Opinion
No. 14312.
June 12, 1953.
John D. Hill, U.S. Atty., L. Drew Redden and J. Thomas King, Asst. U.S. Attys., all of Birmingham, Ala., for appellant.
No appearance entered on behalf of appellee.
Before HUTCHESON, Chief Judge, and BORAH and RUSSELL, Circuit Judges.
The United States brought this action under 26 U.S.C.A. § 3321 for the forfeiture of a 1950 Chevrolet automobile which was used by Dewey and Newton Dodd in the removal, deposit and concealment of 30 gallons of non-tax-paid distilled spirits on July 26, 1951. L.E. Dodd sought remission of the forfeiture under 18 U.S.C.A. § 3617, claiming that he was the owner of the vehicle. It was stipulated that the claimant owned an interest in the automobile, acquired in good faith, and that the vehicle was guilty as charged and thus subject to forfeiture.

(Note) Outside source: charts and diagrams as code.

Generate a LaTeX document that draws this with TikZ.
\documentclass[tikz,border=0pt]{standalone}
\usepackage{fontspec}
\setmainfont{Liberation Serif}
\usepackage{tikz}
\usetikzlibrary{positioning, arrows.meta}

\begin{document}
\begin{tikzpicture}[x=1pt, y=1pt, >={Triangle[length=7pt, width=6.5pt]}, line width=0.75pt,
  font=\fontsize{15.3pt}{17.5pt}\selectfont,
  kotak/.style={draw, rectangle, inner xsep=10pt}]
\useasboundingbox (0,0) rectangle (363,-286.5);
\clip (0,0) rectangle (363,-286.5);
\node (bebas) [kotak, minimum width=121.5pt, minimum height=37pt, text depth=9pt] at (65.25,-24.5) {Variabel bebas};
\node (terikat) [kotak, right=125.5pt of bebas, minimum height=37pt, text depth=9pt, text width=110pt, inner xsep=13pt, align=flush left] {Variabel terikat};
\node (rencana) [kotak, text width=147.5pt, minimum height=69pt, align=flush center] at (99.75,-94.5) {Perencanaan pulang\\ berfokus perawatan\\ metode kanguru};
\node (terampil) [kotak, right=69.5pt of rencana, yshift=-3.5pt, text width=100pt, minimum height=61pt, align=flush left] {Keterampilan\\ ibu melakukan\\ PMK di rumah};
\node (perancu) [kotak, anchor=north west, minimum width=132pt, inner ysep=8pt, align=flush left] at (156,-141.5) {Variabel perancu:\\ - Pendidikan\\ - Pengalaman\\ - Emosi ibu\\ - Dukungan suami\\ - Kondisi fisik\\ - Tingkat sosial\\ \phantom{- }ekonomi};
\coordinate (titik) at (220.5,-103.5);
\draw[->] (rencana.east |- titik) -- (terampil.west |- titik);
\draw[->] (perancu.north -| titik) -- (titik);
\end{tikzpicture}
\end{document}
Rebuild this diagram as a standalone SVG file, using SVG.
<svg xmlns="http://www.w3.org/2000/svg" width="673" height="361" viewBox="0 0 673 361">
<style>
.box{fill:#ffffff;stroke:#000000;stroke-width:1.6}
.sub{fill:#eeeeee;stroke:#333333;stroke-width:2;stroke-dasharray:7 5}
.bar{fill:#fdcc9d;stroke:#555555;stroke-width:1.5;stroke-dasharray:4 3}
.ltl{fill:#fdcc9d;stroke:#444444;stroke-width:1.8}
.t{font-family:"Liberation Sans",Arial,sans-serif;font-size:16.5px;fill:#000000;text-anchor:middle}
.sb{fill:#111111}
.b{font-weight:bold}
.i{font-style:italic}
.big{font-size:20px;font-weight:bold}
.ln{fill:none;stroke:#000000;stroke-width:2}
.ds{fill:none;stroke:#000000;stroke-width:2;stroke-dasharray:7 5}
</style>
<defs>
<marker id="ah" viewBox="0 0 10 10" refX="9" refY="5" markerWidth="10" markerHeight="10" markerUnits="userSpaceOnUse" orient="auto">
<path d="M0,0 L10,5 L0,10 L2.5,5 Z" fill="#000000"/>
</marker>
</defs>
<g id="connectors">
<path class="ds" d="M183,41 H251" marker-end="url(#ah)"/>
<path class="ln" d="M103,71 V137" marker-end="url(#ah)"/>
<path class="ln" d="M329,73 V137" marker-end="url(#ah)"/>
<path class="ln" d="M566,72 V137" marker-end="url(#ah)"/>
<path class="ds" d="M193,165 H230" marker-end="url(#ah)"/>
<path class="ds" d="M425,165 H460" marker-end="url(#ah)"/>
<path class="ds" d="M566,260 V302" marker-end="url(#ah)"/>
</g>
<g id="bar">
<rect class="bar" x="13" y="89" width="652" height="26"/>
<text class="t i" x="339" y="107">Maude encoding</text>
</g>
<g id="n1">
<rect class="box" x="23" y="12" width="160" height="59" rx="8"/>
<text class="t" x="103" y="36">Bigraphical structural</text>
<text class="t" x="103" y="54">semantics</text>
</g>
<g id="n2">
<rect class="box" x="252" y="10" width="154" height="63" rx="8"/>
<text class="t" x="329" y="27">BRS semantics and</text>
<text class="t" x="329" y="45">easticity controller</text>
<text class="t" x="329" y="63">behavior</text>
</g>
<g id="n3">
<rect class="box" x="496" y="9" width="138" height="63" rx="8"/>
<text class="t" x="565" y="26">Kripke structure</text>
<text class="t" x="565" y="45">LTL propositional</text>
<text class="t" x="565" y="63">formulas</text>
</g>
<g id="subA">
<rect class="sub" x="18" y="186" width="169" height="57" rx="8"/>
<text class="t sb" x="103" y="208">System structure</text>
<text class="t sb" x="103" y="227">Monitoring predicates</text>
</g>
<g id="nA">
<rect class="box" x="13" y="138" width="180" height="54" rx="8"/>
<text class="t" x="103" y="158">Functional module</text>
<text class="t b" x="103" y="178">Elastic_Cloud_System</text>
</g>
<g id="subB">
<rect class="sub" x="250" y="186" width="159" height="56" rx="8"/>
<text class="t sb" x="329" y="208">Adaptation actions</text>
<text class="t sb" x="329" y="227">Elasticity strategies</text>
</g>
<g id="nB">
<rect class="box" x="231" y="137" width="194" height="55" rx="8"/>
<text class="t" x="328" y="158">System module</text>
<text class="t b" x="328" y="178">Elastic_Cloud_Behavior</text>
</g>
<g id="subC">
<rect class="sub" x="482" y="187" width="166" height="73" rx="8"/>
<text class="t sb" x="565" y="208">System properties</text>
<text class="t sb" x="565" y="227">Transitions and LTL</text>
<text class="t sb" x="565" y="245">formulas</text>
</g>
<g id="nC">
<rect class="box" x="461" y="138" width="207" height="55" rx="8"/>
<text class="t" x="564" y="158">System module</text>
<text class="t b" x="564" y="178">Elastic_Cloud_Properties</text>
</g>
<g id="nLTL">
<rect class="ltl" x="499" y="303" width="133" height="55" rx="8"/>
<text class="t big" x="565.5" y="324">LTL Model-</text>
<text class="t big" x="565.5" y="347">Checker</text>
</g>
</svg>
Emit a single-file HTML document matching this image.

Upon consideration of the testimony, the district judge found that the claimant "had at no time any knowledge or reason to believe said automobile was being or would be used in violation of the laws of the United States or of the State of Alabama relating to liquor", and decreed that the forfeiture be remitted. Upon this appeal the United States does not complain of the ruling of the trial court that since the automobile seized was in the possession of a gratuitous bailee, the claimant for remission was not required to comply with subsection (b)(3) of the statute relating to the so-called "bootleg hazard" investigation. The complaint is that under the evidence in the case the court's finding that the claimant had no knowledge or reason to believe that the automobile was being or would be used in violation of the laws of the United States or any state relating to liquor is so contrary to the weight of the evidence and the inferences which the court was reasonably required to draw therefrom that the finding is clearly erroneous.
18 U.S.C.A. § 3617; United States v. Frank Graham Co., 5 Cir., 199 F.2d 499.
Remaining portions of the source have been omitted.